Mauritanie : la rigueur de la Banque Centrale, atout ou piège pour le pays ?
Mauritanie : la rigueur de la Banque Centrale, atout ou piège pour le pays ?
Banque Centrale de Mauritanie (BCM)
Par Cheikh Sidati Hamadi, Expert senior en droits des CDWD, Chercheur associé, analyste et essayiste
Le 15 août 2025, le Conseil de politique monétaire de la Banque Centrale de Mauritanie (BCM), présidé par Mohamed-Lemine Dhehby, a confirmé ses taux directeurs : 6 % pour le taux principal, 6,5 % pour la facilité de prêt et 2 % pour la facilité de dépôt (BCM, Communiqué officiel). Cette décision survient dans un contexte de désinflation marquée : l’inflation domestique a reculé de 3 % en juillet 2024 à 1,3 % en juillet 2025.
Une Mauritanie à contre-courant
Comparée à ses voisins et aux standards internationaux, la Mauritanie adopte une politique monétaire strictement conservatrice. Dans la zone UEMOA, la BCEAO maintenait fin 2024 un taux directeur de 3,5 %, avec une inflation moyenne de 5 % (BCEAO). Au Maroc, Bank Al-Maghrib stabilise son taux directeur à 3 %, avec une inflation autour de 2,7 % (Bank Al-Maghrib, Rapport 2024). Même la BCE en zone euro a récemment réduit son taux de refinancement à 3,75 %, alors que l’inflation reste supérieure à 4 % (BCE, 2025).
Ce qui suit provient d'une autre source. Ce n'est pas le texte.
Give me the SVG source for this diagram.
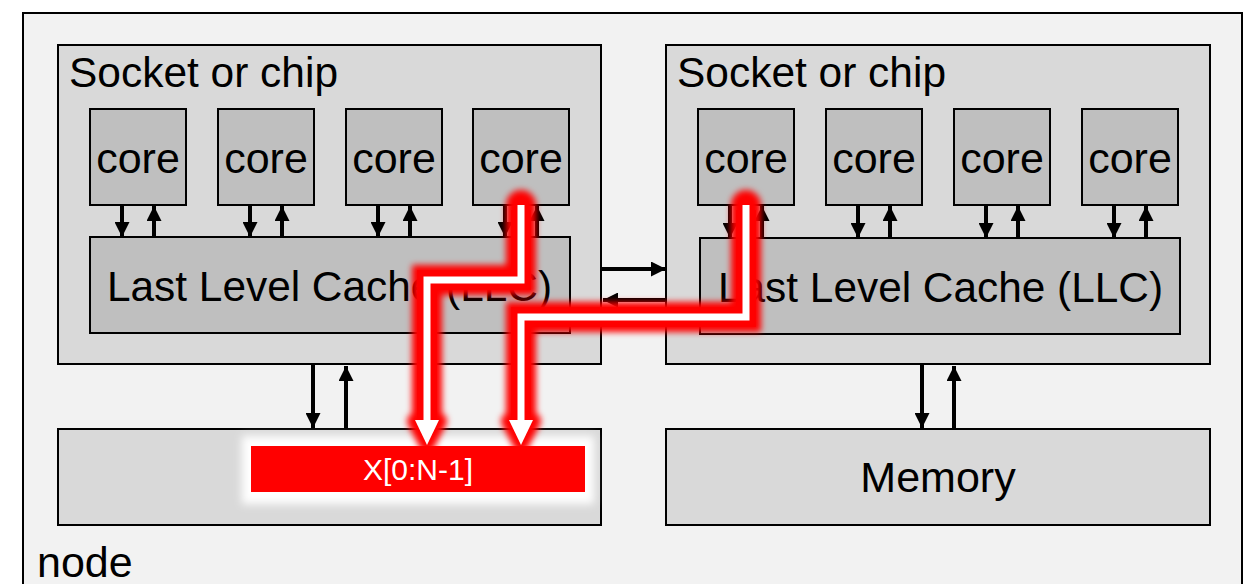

La Mauritanie se distingue donc par un coût du crédit élevé, malgré une inflation faible. Cette approche traduit une priorité donnée à la crédibilité monétaire et à la maîtrise des chocs importés, mais elle soulève des questions sur le soutien à l’économie réelle et à l’investissement productif.
Conséquences pour l’économie réelle
- Ménages : Le coût élevé du crédit limite l’accès au financement immobilier et à la consommation. À peine 20 % de la population adulte dispose de services financiers formels (FMI, Financial Access Survey 2024).
- Entreprises : Les PME restent sous-financées. Alors que le crédit au secteur privé progresse dans la zone UEMOA de 4 à 5 % par an, en Mauritanie, il demeure inférieur à 2 % du PIB (FMI, Article IV Mauritanie 2023).
- Banques : La marge d’intermédiation entre le refinancement (6 %) et le coût des dépôts (2 %) est confortable, mais elle profite surtout aux établissements bancaires, pas à l’économie productive.
- État : Le Trésor supporte un coût de financement plus élevé, mais bénéficie d’une inflation maîtrisée qui limite les tensions sociales et la nécessité de subventions.
Analyse
La BCM suit les recommandations du FMI et de la Banque mondiale (FMI, 2023, Banque mondiale, 2024), mais son approche se distingue de celle de ses homologues régionaux et internationaux. Le contraste avec la BCEAO, le Maroc et la zone euro illustre une politique conservatrice qui peut freiner l’investissement privé et la croissance inclusive, même si elle garantit une stabilité des prix à court terme.
Cette rigidité pourrait retarder les efforts de diversification économique, alors que la Mauritanie doit financer de grands projets structurants (gaz, infrastructures, énergie) et soutenir l’emploi des jeunes.
Conclusion
La désinflation est une réussite, mais elle masque un dilemme crucial : la stabilité monétaire peut-elle devenir un levier de croissance réelle et inclusive ? Comparée à la BCEAO et aux banques centrales du Maghreb et d’Europe, la Mauritanie apparaît plus conservatrice : prudente, certes, mais à risque de freiner son propre développement. La Banque Centrale devra désormais trouver un équilibre entre rigueur et soutien à l’économie productive, pour transformer cette stabilité en opportunité réelle pour le pays.